Mieszkańcy protestują od miesięcy. Teraz sprawa jest w rękach nowego wojewody zachodniopomorskiego.
Budować należy mądrze. Apelujemy do wojewody zachodniopomorskiego, aby skrupulatnie przyjrzał się naszej sprawie - mówią mieszkańcy ulicy Szymanowskiego.
- Patodeweloperka to gangsterka. - Jestem rozczarowana systemem, który pozwala na takie praktyki, których doświadczyliśmy my, mieszkańcy, w ciągu ostatnich trzech lat.
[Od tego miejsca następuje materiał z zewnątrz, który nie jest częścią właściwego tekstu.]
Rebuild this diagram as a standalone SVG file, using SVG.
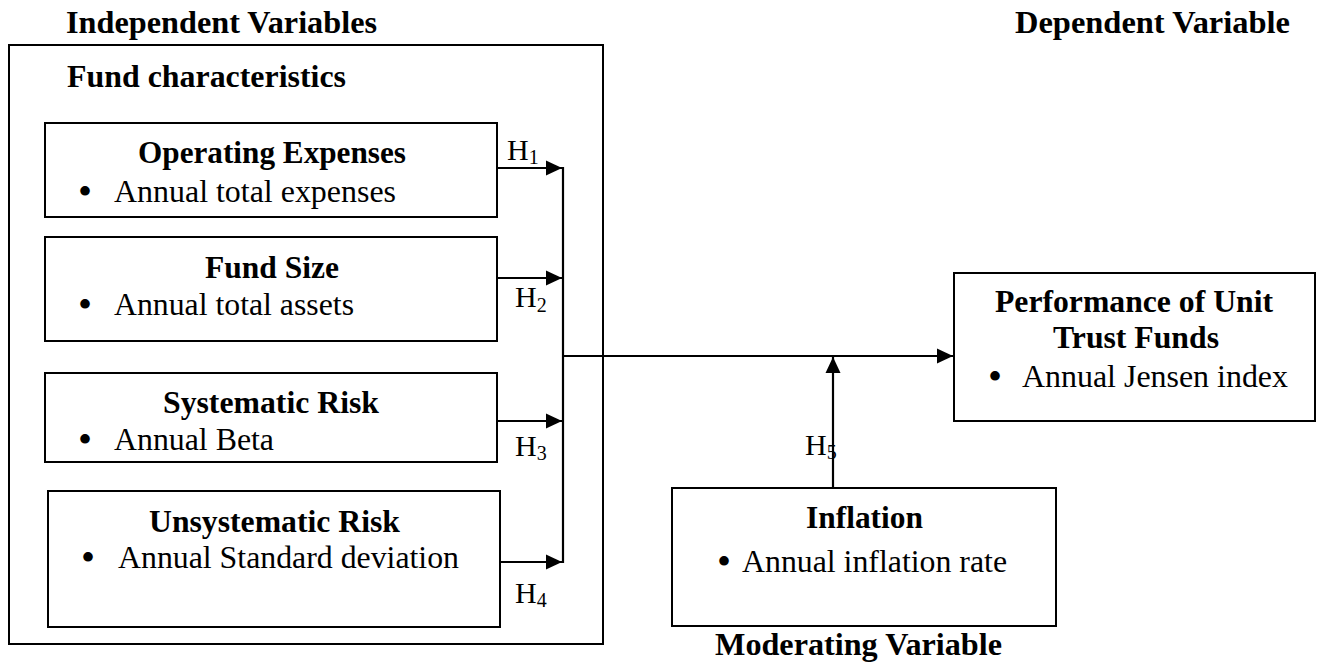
<svg xmlns="http://www.w3.org/2000/svg" width="1322" height="664" viewBox="0 0 1322 664">
<defs>
<style>
text{font-family:"Liberation Serif","Times New Roman",serif;fill:#000;}
.b{font-weight:bold;font-size:31px;}
.r{font-size:31px;}
.h{font-size:30px;}
.s{font-size:20px;}
.bul{font-size:40px;}
.box{fill:#fff;stroke:#000;stroke-width:2;}
.ln{fill:none;stroke:#000;stroke-width:2.2;}
</style>
<marker id="ah" viewBox="0 0 16 16" refX="16" refY="8" markerWidth="16" markerHeight="16" markerUnits="userSpaceOnUse" orient="auto">
<path d="M0,0.5 L16,8 L0,15.5 Z" fill="#000"/>
</marker>
</defs>
<rect width="1322" height="664" fill="#fff"/>

<g id="labels">
<text class="b" x="66" y="33" textLength="311" lengthAdjust="spacingAndGlyphs">Independent Variables</text>
<text class="b" x="1015" y="33" textLength="275" lengthAdjust="spacingAndGlyphs">Dependent Variable</text>
<text class="b" x="715" y="655" textLength="287" lengthAdjust="spacingAndGlyphs">Moderating Variable</text>
</g>

<g id="fund-characteristics">
<rect class="box" x="9" y="45" width="594" height="599"/>
<text class="b" x="67" y="87" textLength="279" lengthAdjust="spacingAndGlyphs">Fund characteristics</text>
</g>

<g id="operating-expenses">
<rect class="box" x="45" y="123" width="452" height="94"/>
<text class="b" x="138" y="163" textLength="268" lengthAdjust="spacingAndGlyphs">Operating Expenses</text>
<text class="bul" x="78" y="205">•</text>
<text class="r" x="114" y="202" textLength="282" lengthAdjust="spacingAndGlyphs">Annual total expenses</text>
</g>

<g id="fund-size">
<rect class="box" x="45" y="237" width="452" height="104"/>
<text class="b" x="205" y="278" textLength="134" lengthAdjust="spacingAndGlyphs">Fund Size</text>
<text class="bul" x="78" y="318">•</text>
<text class="r" x="114" y="315" textLength="240" lengthAdjust="spacingAndGlyphs">Annual total assets</text>
</g>

<g id="systematic-risk">
<rect class="box" x="45" y="373" width="452" height="89"/>
<text class="b" x="163" y="413" textLength="216" lengthAdjust="spacingAndGlyphs">Systematic Risk</text>
<text class="bul" x="78" y="453">•</text>
<text class="r" x="114" y="450" textLength="160" lengthAdjust="spacingAndGlyphs">Annual Beta</text>
</g>

<g id="unsystematic-risk">
<rect class="box" x="48" y="491" width="452" height="136"/>
<text class="b" x="149" y="532" textLength="251" lengthAdjust="spacingAndGlyphs">Unsystematic Risk</text>
<text class="bul" x="81" y="571">•</text>
<text class="r" x="118" y="568" textLength="341" lengthAdjust="spacingAndGlyphs">Annual Standard deviation</text>
</g>

<g id="performance">
<rect class="box" x="954" y="273" width="361" height="148"/>
<text class="b" x="995" y="312" textLength="278" lengthAdjust="spacingAndGlyphs">Performance of Unit</text>
<text class="b" x="1053" y="348" textLength="166" lengthAdjust="spacingAndGlyphs">Trust Funds</text>
<text class="bul" x="988" y="390">•</text>
<text class="r" x="1022" y="387" textLength="266" lengthAdjust="spacingAndGlyphs">Annual Jensen index</text>
</g>

<g id="inflation">
<rect class="box" x="672" y="488" width="384" height="138"/>
<text class="b" x="806" y="528" textLength="117" lengthAdjust="spacingAndGlyphs">Inflation</text>
<text class="bul" x="717" y="575">•</text>
<text class="r" x="742" y="572" textLength="265" lengthAdjust="spacingAndGlyphs">Annual inflation rate</text>
</g>

<g id="connectors">
<line class="ln" x1="497" y1="168" x2="562" y2="168" marker-end="url(#ah)"/>
<line class="ln" x1="497" y1="278" x2="562" y2="278" marker-end="url(#ah)"/>
<line class="ln" x1="497" y1="421" x2="562" y2="421" marker-end="url(#ah)"/>
<line class="ln" x1="500" y1="562" x2="562" y2="562" marker-end="url(#ah)"/>
<line class="ln" x1="563" y1="167" x2="563" y2="563"/>
<line class="ln" x1="563" y1="356" x2="953" y2="356" marker-end="url(#ah)"/>
<line class="ln" x1="833" y1="488" x2="833" y2="357" marker-end="url(#ah)"/>
<text class="h" x="507" y="160">H<tspan class="s" dy="4">1</tspan></text>
<text class="h" x="515" y="307">H<tspan class="s" dy="5">2</tspan></text>
<text class="h" x="515" y="456">H<tspan class="s" dy="4">3</tspan></text>
<text class="h" x="515" y="603">H<tspan class="s" dy="4">4</tspan></text>
<text class="h" x="805" y="455">H<tspan class="s" dy="4">5</tspan></text>
</g>
</svg>
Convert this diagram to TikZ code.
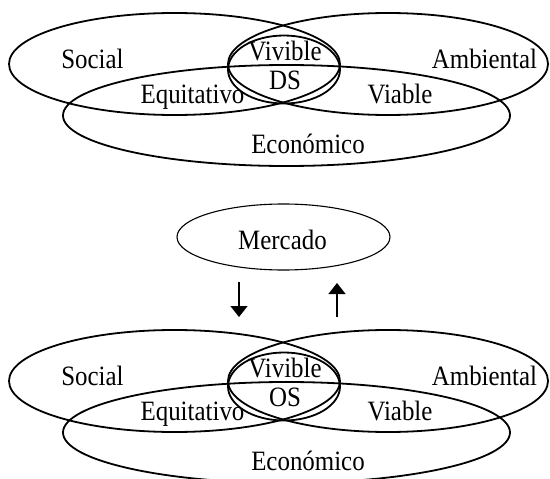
\documentclass[tikz,border=0pt]{standalone}
\usepackage{fontspec}
\setmainfont{Liberation Serif}[FakeStretch=0.89]
\usetikzlibrary{shapes.geometric,arrows.meta}
\begin{document}
\begin{tikzpicture}[x=1pt,y=-1pt,
  venn/.style={draw, ellipse, line width=1.8pt, inner sep=0pt},
  mkt/.style={draw, ellipse, line width=1.1pt, inner sep=0pt},
  lbl/.style={font=\fontsize{28}{28}\selectfont, anchor=base, inner sep=0pt},
  arr/.style={-{Triangle[width=17pt,length=11pt]}, line width=1.3pt}]
\useasboundingbox (0,0) rectangle (550,479);
\clip (0,0) rectangle (550,479);
% top diagram
\node[venn, minimum width=331pt, minimum height=102pt] (socT) at (174.5,64) {};
\node[venn, minimum width=320pt, minimum height=102pt] (ambT) at (388,64) {};
\node[venn, minimum width=447pt, minimum height=101pt] (ecoT) at (286.5,115.5) {};
\node[venn, minimum width=112pt, minimum height=68pt] (dsT) at (284,69.5) {};
\node[lbl] (lsocT) at (92.5,68) {Social};
\node[lbl] (lambT) at (484.5,68) {Ambiental};
\node[lbl] (lvivT) at (285,60) {Vivible};
\node[lbl] (ldsT) at (285,89) {DS};
\node[lbl] (lequT) at (192.5,103) {Equitativo};
\node[lbl] (lviaT) at (400,103) {Viable};
\node[lbl] (lecoT) at (308,153) {Económico};
% market
\node[mkt, minimum width=213pt, minimum height=66pt] (mer) at (283.5,237) {};
\node[lbl] (lmer) at (282.5,249) {Mercado};
\coordinate (d1) at (239,282);
\coordinate (d2) at (239,317);
\coordinate (u1) at (337,317);
\coordinate (u2) at (337,283);
\draw[arr] (d1) -- (d2);
\draw[arr] (u1) -- (u2);
% bottom diagram
\begin{scope}[yshift=-317pt]
\node[venn, minimum width=331pt, minimum height=102pt] (socB) at (174.5,64) {};
\node[venn, minimum width=320pt, minimum height=102pt] (ambB) at (388,64) {};
\node[venn, minimum width=447pt, minimum height=101pt] (ecoB) at (286.5,115.5) {};
\node[venn, minimum width=112pt, minimum height=68pt] (osB) at (284,69.5) {};
\node[lbl] (lsocB) at (92.5,68) {Social};
\node[lbl] (lambB) at (484.5,68) {Ambiental};
\node[lbl] (lvivB) at (285,60) {Vivible};
\node[lbl] (losB) at (285,89) {OS};
\node[lbl] (lequB) at (192.5,103) {Equitativo};
\node[lbl] (lviaB) at (400,103) {Viable};
\node[lbl] (lecoB) at (308,153) {Económico};
\end{scope}
\end{tikzpicture}
\end{document}
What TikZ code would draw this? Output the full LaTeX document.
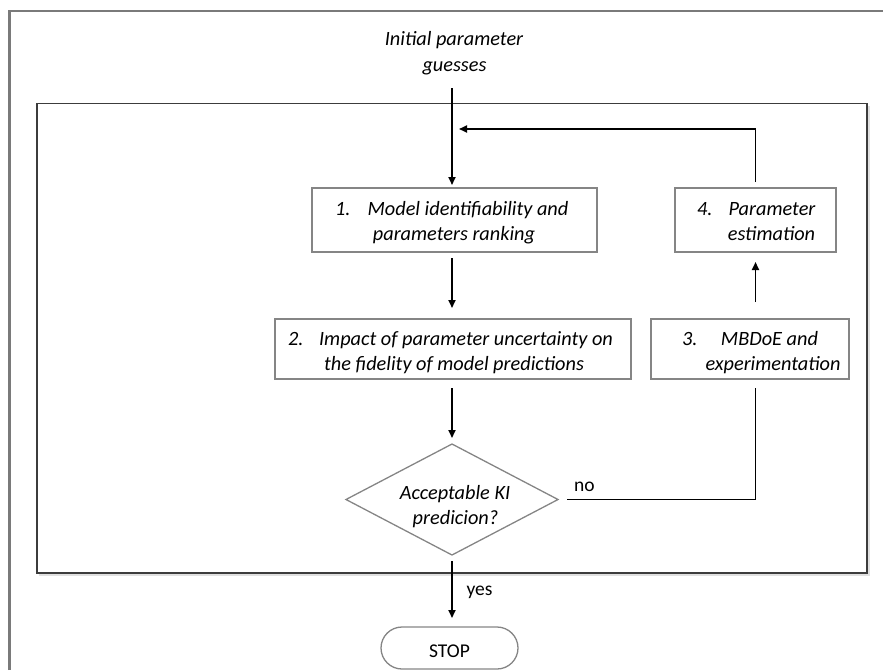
\documentclass[tikz,border=0pt]{standalone}
\usepackage{fontspec}
\setmainfont{Carlito}
\usetikzlibrary{arrows.meta,shapes.geometric}
\definecolor{boxgray}{HTML}{858585}
\definecolor{framegray}{HTML}{3C3C3C}
\definecolor{pagegray}{HTML}{7A7A7A}
\begin{document}
\begin{tikzpicture}[x=1pt,y=-1pt,
  every node/.style={inner sep=0pt,outer sep=0pt},
  stepbox/.style={draw=boxgray,line width=1.3pt,rectangle},
  decision/.style={draw=boxgray,line width=1.3pt,diamond,aspect=1.91},
  terminal/.style={draw=boxgray,line width=1.3pt,rectangle,rounded corners=21pt},
  txt/.style={font=\fontsize{20.3}{25}\selectfont\itshape,anchor=base},
  num/.style={font=\fontsize{20.3}{25}\selectfont\itshape,anchor=base west},
  lbl/.style={font=\fontsize{19.5}{24}\selectfont,anchor=base},
  flow/.style={line width=1.8pt,draw=black,-{Triangle[length=8pt,width=7pt]}},
  link/.style={line width=1.8pt,draw=black}]
\useasboundingbox (0,0) rectangle (883,670);

% page frame (left and top edges)
\draw[pagegray,line width=2.5pt] (9.5,670) -- (9.5,11) -- (883,11);

% iteration frame
\draw[black!12,line width=1.5pt] (39,575) -- (869,575) -- (869,105.5);
\draw[framegray,line width=1.6pt] (37,103.5) rectangle (867,573);

% starting text
\node[txt] (init1) at (454,45) {Initial parameter};
\node[txt] (init2) at (454.5,71) {guesses};
\coordinate (start) at (452,88);
\coordinate (loopend) at (452,129);

% steps
\node[stepbox,minimum width=285pt,minimum height=64pt] (b1) at (454.5,220) {};
\node[stepbox,minimum width=356pt,minimum height=60pt] (b2) at (453,349) {};
\node[stepbox,minimum width=198pt,minimum height=60pt] (b3) at (750,349) {};
\node[stepbox,minimum width=161pt,minimum height=64pt] (b4) at (755.5,220) {};
\node[decision,minimum width=212pt,minimum height=111pt] (dia) at (452,499.5) {};
\node[terminal,minimum width=137pt,minimum height=42pt] (stop) at (449.5,648) {};

% step texts
\node[num] (n1) at (335,215) {1.};
\node[txt] (t1a) at (468,215) {Model identifiability and};
\node[txt] (t1b) at (454,240) {parameters ranking};
\node[num] (n2) at (288,345) {2.};
\node[txt] (t2a) at (466,345) {Impact of parameter uncertainty on};
\node[txt] (t2b) at (454,370) {the fidelity of model predictions};
\node[num] (n3) at (682,345) {3.};
\node[txt] (t3a) at (769.5,345) {MBDoE and};
\node[txt] (t3b) at (773,370) {experimentation};
\node[num] (n4) at (697,215) {4.};
\node[txt] (t4a) at (772,215) {Parameter};
\node[txt] (t4b) at (771.5,240) {estimation};
\node[txt] (d1) at (455,499) {Acceptable KI};
\node[txt] (d2) at (455.5,524) {predicion?};
\node[lbl] (stoptxt) at (449.5,657) {STOP};
\node[lbl] (no) at (584.5,491) {no};
\node[lbl] (yes) at (479.5,595) {yes};

% connectors
\draw[flow,shorten >=3pt] (start) -- (b1.north -| start);
\draw[flow,shorten <=6pt,shorten >=11pt] (b1.south -| start) -- (b2.north -| start);
\draw[flow,shorten <=9pt,shorten >=6pt] (b2.south -| start) -- (dia.north);
\draw[link,shorten <=9pt,shorten >=9pt] (dia.east) -| (b3.south -| b4.south);
\draw[flow,shorten <=17pt,shorten >=10pt] (b3.north -| b4.south) -- (b4.south);
\draw[flow,shorten <=6pt,shorten >=7pt] (b4.north) |- (loopend);
\draw[flow,shorten <=6pt,shorten >=9pt] (dia.south) -- (dia.south |- stop.north);
\end{tikzpicture}
\end{document}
Moim zdaniem patologię należy wskazywać, nazywać i czynnie jej przeciwdziałać - mówią mieszkańcy.
- Jest mi po prostu zwyczajnie przykro. Nikt nie myśli o komforcie ich życia, jakości ich życia, a przede wszystkim o tym, że te mieszkania tracą na wartości. Jeśli powiecie mi, że to wszystko zostało wydane zgodnie z przepisami prawa, to ja powiem, że to prawo jest złe. To prawo trzeba zmienić. Możemy tylko jedno powiedzieć i krzyknijmy: stop patodeweloperce - mówi Andrzej Radziwiłł, współprzewodniczący Zielonych Szczecin.
Mieszkańcy protestowali, wojewoda podjął decyzję. Nie ma podstaw do uchylenia pozwolenia na budowę w sprawie inwestycji przy ulicy Szymanowskiego w Szczecinie, gdzie ma powstać budynek wielorodzinny wraz z garażem.
Sprawa trafiła do urzędu wojewódzkiego, jednak w toku postępowania nie znaleziono podstaw do cofnięcia pozwolenia. Z tego, co czytamy w przysłanym przez urząd komunikacie, inwestor wielokrotnie uzupełniał projekty budowy, dostarczył odpowiednie dokumenty i złożył wyjaśnienia, a urzędnicy wojewody nie znaleźli podstaw do uchylenia decyzji prezydenta Szczecina zatwierdzającej projekt inwestycji przy Szymanowskiego.
Apelujemy do wojewody zachodniopomorskiego, aby skrupulatnie przyjrzał się naszej sprawie - mówią mieszkańcy ulicy Szymanowskiego.